Baltimore police officials have reassigned the commander of the Northern District station and announced the retirement of the head of the homicide unit as the agency grapples with a burgeoning crime and homicide rate during the first four months of the year.
Maj. Steven Lukasik, who ran the Northern District for more than a year, faced the greatest shortage of patrol officers in comparison to the city's eight other districts, which are all down officers. The shortage is due, in part, to a challenging labor market in which recruits are in short supply, police say.
The department's chief spokesman, Matt Jablow, said the staff changes were made in part because of the need to fill slots vacated by retiring officers. He said Lukasik's transfer to run the property division was not because of a crime spike in his district.
"You need a good person in the property section as well," Jablow said yesterday. "That's a very important behind-the-scenes position."
But community groups and city elected officials in the Northern District have been complaining for months about what they say is a greater need for more police presence in that district.
Some City Council members have also questioned police officials as to how effectively they are deploying uniformed and plainclothes officers across the city. "We're at least 30 officers short," said Councilman Kenneth N. Harris Sr., who represents part of the Northern District, which includes some of the city's most affluent neighborhoods. "Getting rid of the major isn't going to fix the problem."
During a City Council meeting last night, Councilwoman Mary Pat Clarke, who represents parts of the Northern and Northeastern police districts, also expressed her dissatisfaction with Lukasik's reassignment.
"I am not happy," Clarke said. She said Lukasik had "won the trust" of the community.
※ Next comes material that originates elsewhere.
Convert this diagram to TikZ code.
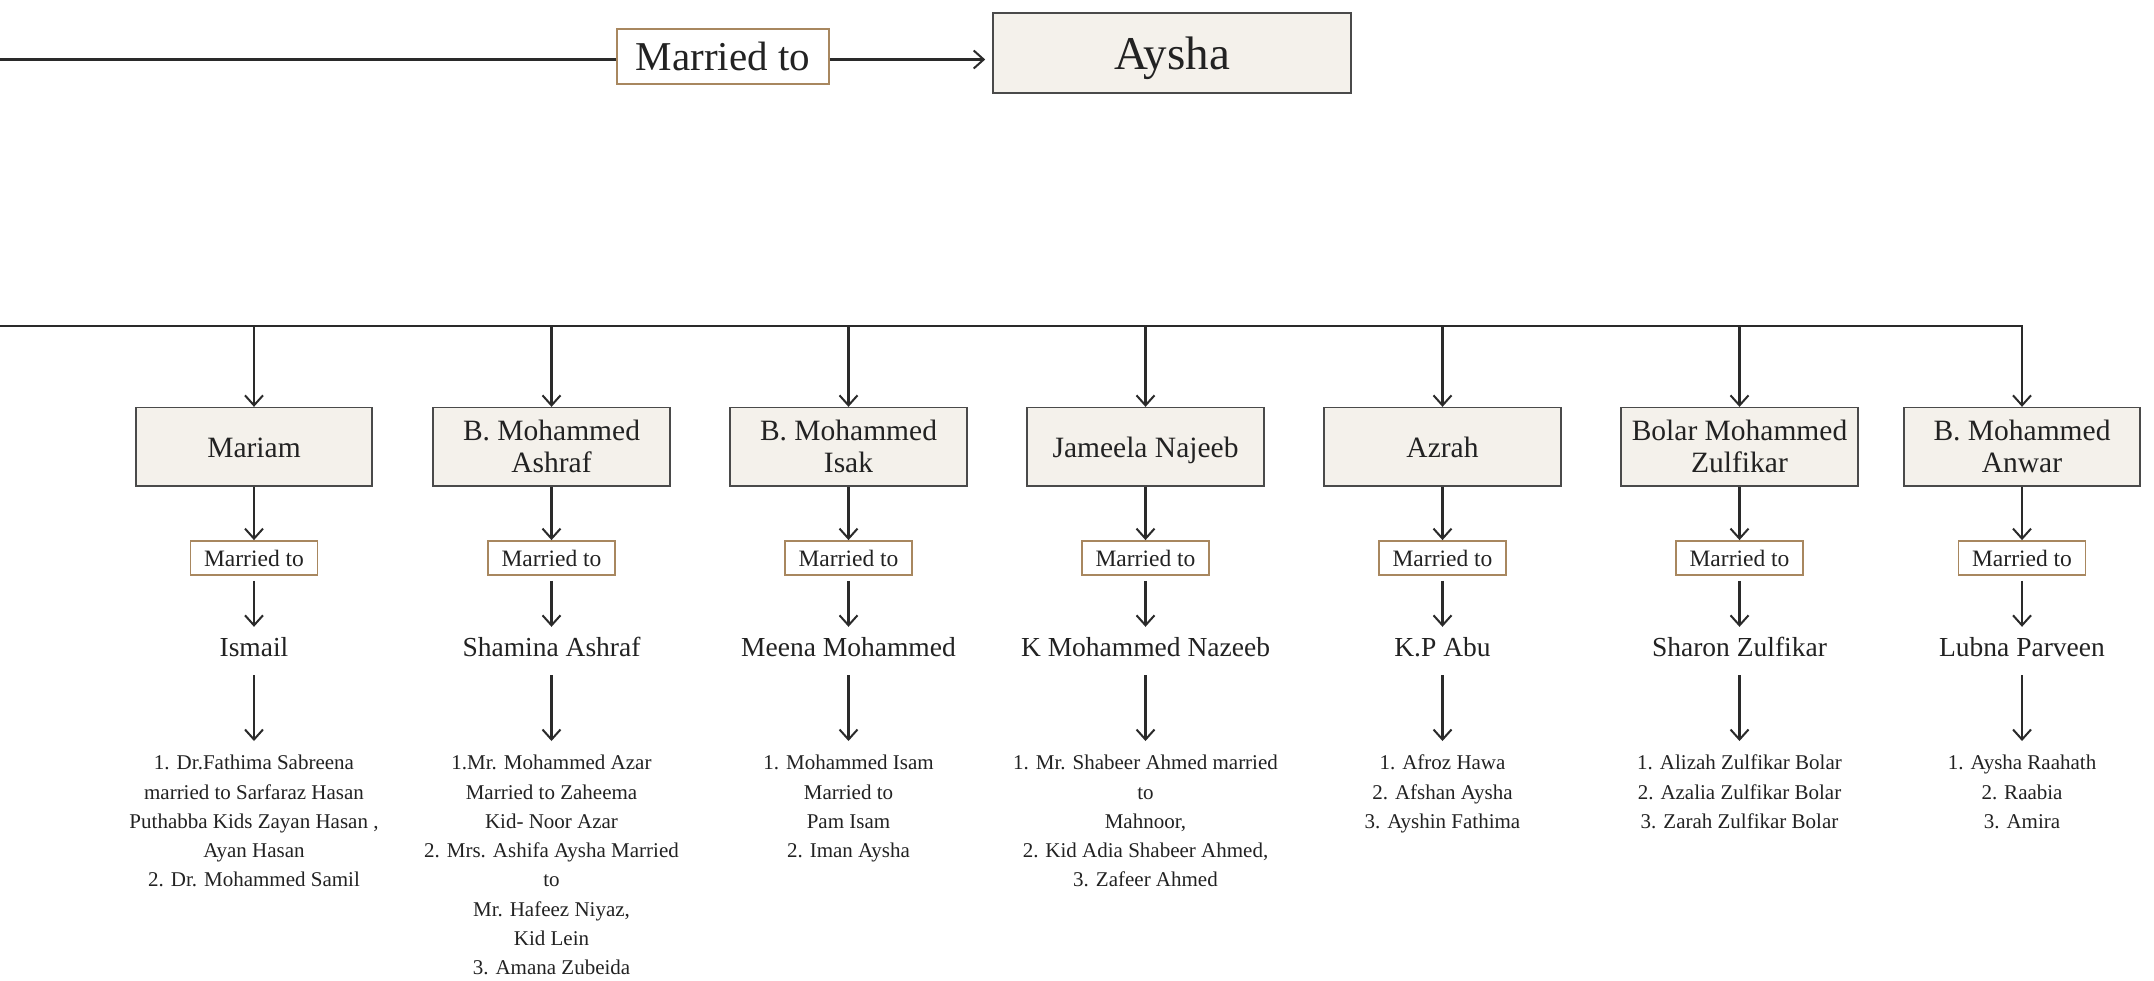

The Northern District has seen a 9 percent increase in total crime this year as of mid-April - the second-highest increase this year among the nine districts, according to police statistics. The district has been dogged by an increase in crime along parts of the York Road corridor, according to department sources and community leaders.
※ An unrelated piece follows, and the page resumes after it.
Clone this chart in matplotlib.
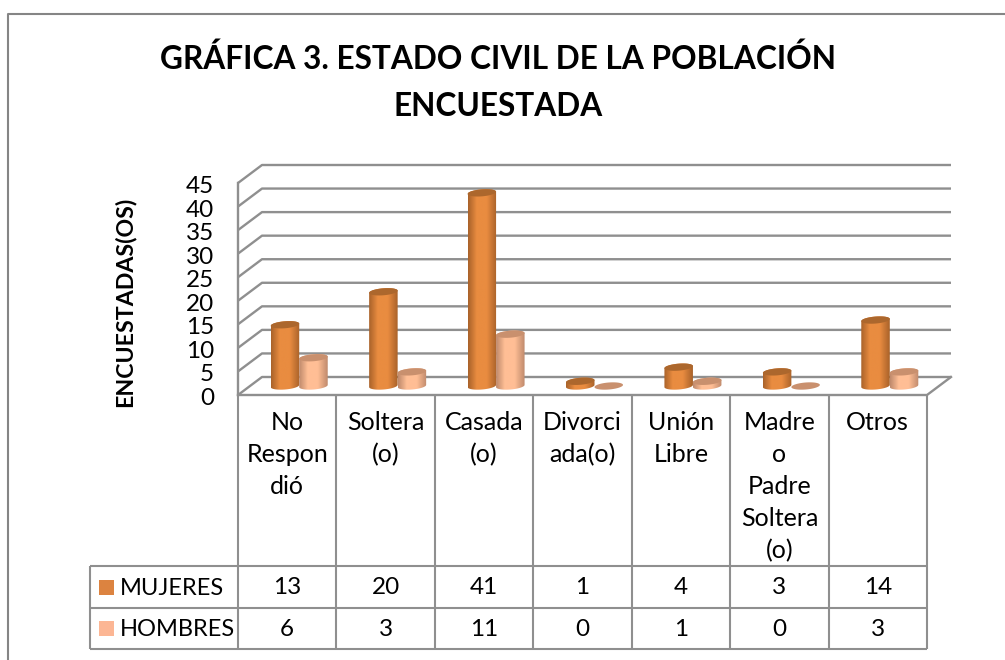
import numpy as np
import matplotlib
matplotlib.use("Agg")
import matplotlib.pyplot as plt
from matplotlib.patches import Polygon, Rectangle

categories = ["No\nRespon\ndió", "Soltera\n(o)", "Casada\n(o)", "Divorci\nada(o)", "Unión\nLibre",
              "Madre\no\nPadre\nSoltera\n(o)", "Otros"]
mujeres = [13, 20, 41, 1, 4, 3, 14]
hombres = [6, 3, 11, 0, 1, 0, 3]
series_names = ["MUJERES", "HOMBRES"]
yticks = [0, 5, 10, 15, 20, 25, 30, 35, 40, 45]
title_lines = ["GRÁFICA 3. ESTADO CIVIL DE LA POBLACIÓN", "ENCUESTADA"]
ylabel = "ENCUESTADAS(OS)"

W, H = 1005, 660
plt.rcParams['font.family'] = ['Lato', 'DejaVu Sans']
fig = plt.figure(figsize=(W/100, H/100), dpi=100)

L, R, B, T = 238, 927, 395, 183
ax = fig.add_axes([L/W, 1-B/H, (R-L)/W, (B-T)/H])
ax.set_xlim(0, len(categories))
ax.set_ylim(0, 45)
ax.axis('off')
px = (R-L)/len(categories)
py = (B-T)/45
DX, DY = 24/px, 18/py
GRID = '#8f8f8f'

fig_ax = fig.add_axes([0, 0, 1, 1], zorder=-1)
fig_ax.set_xlim(0, W); fig_ax.set_ylim(H, 0); fig_ax.axis('off')
fig_ax.plot([8, 8, W+5], [H+5, 14, 14], color='#858585', lw=1.5)

for v in yticks:
    ax.plot([0, DX, DX+len(categories)], [v, v+DY, v+DY], color=GRID, lw=1.7, clip_on=False, zorder=1, solid_capstyle='butt')
    ax.text(-24/px, v - 3.5/py, str(v), ha='right', va='center', fontsize=17.5, color='black', clip_on=False)
ax.plot([0, 0], [0, 45], color=GRID, lw=1.7, clip_on=False, zorder=1)
ax.plot([0, len(categories), len(categories)+DX], [0, 0, DY], color=GRID, lw=1.7, clip_on=False, zorder=1)

def cylinder(xc, v, edge, mid, top, z):
    bw = 28.5 / px
    a = bw / 2
    rh = 3.5 / py
    tilt = 1.1 / py
    t = np.linspace(0, 2*np.pi, 80)
    ex = a*np.cos(t)
    ey = rh*np.sin(t) + tilt*np.cos(t)
    y0 = DY/2
    x0 = xc + DX/2
    vy = y0 + v
    ang = np.linspace(np.pi, 2*np.pi, 40)
    bx = x0 + a*np.cos(ang); by = y0 + rh*np.sin(ang) + tilt*np.cos(ang)
    ang2 = np.linspace(0, np.pi, 40)
    ux = x0 + a*np.cos(ang2); uy = vy + rh*np.sin(ang2) + tilt*np.cos(ang2)
    body = Polygon(np.c_[np.r_[bx, ux], np.r_[by, uy]], closed=True, fc='none', ec='none', transform=ax.transData)
    ax.add_patch(body)
    if v > 0:
        g = np.linspace(0, 1, 64)[None, :]
        cmap = matplotlib.colors.LinearSegmentedColormap.from_list('c', [(0, edge), (0.3, mid), (0.65, mid), (1, edge)])
        im = ax.imshow(g, extent=[x0-a, x0+a, y0-2*rh-tilt, vy+2*rh+tilt], aspect='auto', cmap=cmap, zorder=z, clip_on=True)
        im.set_clip_path(body)
    ax.add_patch(Polygon(np.c_[x0+ex, vy+ey], closed=True, fc=top, ec='none', zorder=z+0.1, clip_on=False))

for i, (m, h) in enumerate(zip(mujeres, hombres)):
    c = i + 0.5
    off = 14.25 / px
    cylinder(c - off, m, '#a9622a', '#e98c40', '#ac672d', 3 + i*0.01)
    cylinder(c + off, h, '#bf8a6c', '#ffbe95', '#c9906e', 4 + i*0.01)
ax.set_xlim(0, len(categories)); ax.set_ylim(0, 45)

T1, T2, T3 = 566, 608, 649
TL = 90
n = len(categories)
xs = L + px*np.arange(n+1)
fig_ax.set_zorder(5); fig_ax.patch.set_alpha(0)
for x in xs:
    fig_ax.plot([x, x], [395, T3], color=GRID, lw=1.5, solid_capstyle='butt')
for y in (T1, T2, T3):
    fig_ax.plot([TL, R], [y, y], color=GRID, lw=1.5, solid_capstyle='butt')
fig_ax.plot([TL, TL], [T1, T3], color=GRID, lw=1.5, solid_capstyle='butt')

for i, c in enumerate(categories):
    xc = L + px*(i+0.5)
    for j, line in enumerate(c.split('\n')):
        fig_ax.text(xc, 423 + j*32, line, ha='center', va='center', fontsize=18, color='black')
    fig_ax.text(xc, 588, str(mujeres[i]), ha='center', va='center', fontsize=17.5, color='black')
    fig_ax.text(xc, 629.5, str(hombres[i]), ha='center', va='center', fontsize=17.5, color='black')

for (y, name, col) in ((587, series_names[0], '#dc8340'), (628, series_names[1], '#fcb694')):
    fig_ax.add_patch(Rectangle((99, y-7.5), 15, 15, fc=col, ec='none'))
    fig_ax.text(120, y+1.5, name, ha='left', va='center', fontsize=17, color='black')

for line, y in zip(title_lines, (59, 106)):
    fig_ax.text(498, y, line, ha='center', va='center', fontsize=22.8, fontweight='bold', color='black')
fig_ax.text(125, 302, ylabel, rotation=90, ha='center', va='center', fontsize=16.7, fontweight='bold', color='black')

fig.savefig('out.png', dpi=100)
The city overall has seen a 4 percent increase in crime this year, with a 13 percent increase in violent crime, police statistics show.
As of yesterday, 86 people had been killed in the city this year - 13 more than last year at this time, police statistics show. The Northern District has had 11 slayings this year, three more than during the same period last year, police figures show.
In the property division, Lukasik replaces Maj. Nicholas Palmeri, who was transferred there in February after police internal investigators uncovered allegations of corruption in the Southwestern District during his command. Jablow said Palmeri is retiring.
The Northern District's new commander will be Maj. Michael Pristoop, a former deputy major in the Western District, Jablow said.
"Pristoop is a fantastic police officer," Jablow said. "The Northern is getting one of our very best."
Other changes include the retirement, once again, of Maj. Richard C. Fahlteich, commander of the department's homicide unit. The 32-year veteran retired in 2004, but returned after five months at the request of Police Commissioner Leonard D. Hamm to command the homicide unit of 80 people, including detectives, supervisors and administrative personnel.
Fahlteich, who has a reputation for being tough and demanding, struck a weary tone yesterday, saying he had reached the decision to retire from the force after discussions with his wife.
"In this position, my life does not belong to me. The cell phone goes off incessantly," Fahlteich said. The 61-year-old credited the detectives in his unit for making arrests in several high-profile cases, including the murder of Johns Hopkins student Linda Trinh and the arrest of a man last fall who was accused in the slayings of five elderly people over several years.
Fahlteich received probation before judgment last month for leaving the scene of a minor accident. The major was off duty and out of his jurisdiction when he pulled over a car in Anne Arundel County for traffic violations, only to have his unmarked cruiser roll into the back of the vehicle.
Yesterday, Fahlteich said his decision to leave was not connected to that incident. He said he had expected to receive some type of internal reprimand from the department.
Taking over for Fahlteich is Maj. Frederick H. Taber Jr., 52, a 32-year department veteran who previously ran the department's special investigation section, which investigated arsons, missing persons, sex offenses, pawn shops and financial fraud.
Sun reporter Doug Donovan contributed to this article.